With just weeks remaining in the one-year deadline before international small-parcel mail going into and out from America would have come to a complete halt, a compromise was reached at an emergency meeting in Brussels. Read about the compromise that defused the threat, here.
I'll bet you hadn't heard anything about this past year's worth of small-business international-shipping panic? This just serves to illustrate, in a new way, the distinction between big business and small business.
The major trade deals and tariff wars get all the press because the numbers are so huge, and the players are all well-known to the public. But those major trade-and-tariff deals (or lack thereof) don't affect how much it costs an individual customer to buy something online that needs to be shipped from another country. That's not considered "international trade," that's just postage. Right?
Well, yes. But the line between "international trade" and "parcel post" is surprisingly sharply defined, and if that de minimis monetary value is lowered enough to include that big poster you had printed in China, which ought to reach you before your next book signing, then suddenly it will be considered "imported goods" and subject to the taxes and tariffs you hear about on the evening news. And possibly a whole lot of paperwork too, depending on what country it's coming from.
The Universal Postal Union regulates the international postal rates between countries and helps to determine what qualifies as "mail" and what qualifies as "imported/exported goods." When the current US administration realized how cheap it was to mail things into the USA, and the UPU rebuffed their initial attempts to unilaterally lower the value limit so that expensive mail coming into the USA could be taxed as "imports," the US administration decided to back out of the UPU altogether.
Here's what happened last week:
The deal struck this week will allow the US, as well as other countries if they choose to opt-in, to set its own rates for delivering small parcels from other countries.
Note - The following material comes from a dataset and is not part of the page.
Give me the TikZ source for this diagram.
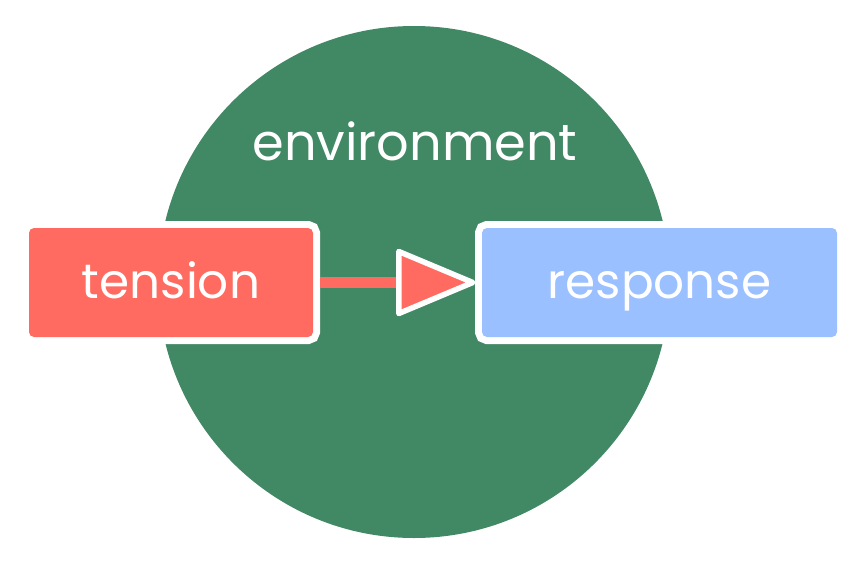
\documentclass[tikz,border=0pt]{standalone}
\usepackage{fontspec}
\setmainfont{Poppins}
\definecolor{envgreen}{RGB}{65,136,100}
\definecolor{tred}{RGB}{255,107,97}
\definecolor{rblue}{RGB}{155,192,255}
\tikzset{
  box/.style={rectangle, rounded corners=5pt, inner sep=0pt, minimum height=109pt,
    text height=70pt, text depth=39pt, text=white, font=\fontsize{48.5}{58}\selectfont,
    preaction={draw=white, line width=14pt}},
  envtext/.style={text=white, font=\fontsize{51}{60}\selectfont, inner sep=0pt, anchor=base},
  redline/.style={draw=tred, line width=11pt, shorten <=7pt, shorten >=85pt},
  tiphead/.style={fill=tred, draw=white, line width=5.5pt, line join=round}
}
\begin{document}
\begin{tikzpicture}[x=1pt, y=-1pt]
\useasboundingbox (0,0) rectangle (855,563);
\node[circle, fill=envgreen, minimum size=512pt, inner sep=0pt] (env) at (414,282) {};
\node[envtext] (envlabel) at (415,160) {environment};
\node[box, fill=tred, minimum width=284pt] (tension) at (171,282.5) {tension};
\node[box, fill=rblue, minimum width=355pt] (response) at (659.5,282.5) {response};
\draw[redline] (tension.east) -- (response.west);
\filldraw[tiphead] ([xshift=-9pt]response.west) coordinate (tip) -- ++(-74,-31) -- ++(0,62) -- cycle;
\end{tikzpicture}
\end{document}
These rates will go into effect in July of 2020. Other countries will start phasing in higher rates over five years, starting in January 2021. This compromise solution puts the world on a path to a fairer rate system for international mail delivery. Just as importantly, it allows the US to remain in the UPU and avoids the chaos that could have resulted from US withdrawal.
...so, we dodged the bullet of chaos, and that's good.
But brace yourself, authors and scholars, for book shipping costs ("media rate" mail) to rise significantly in July of next year, and to rise again in January of 2021.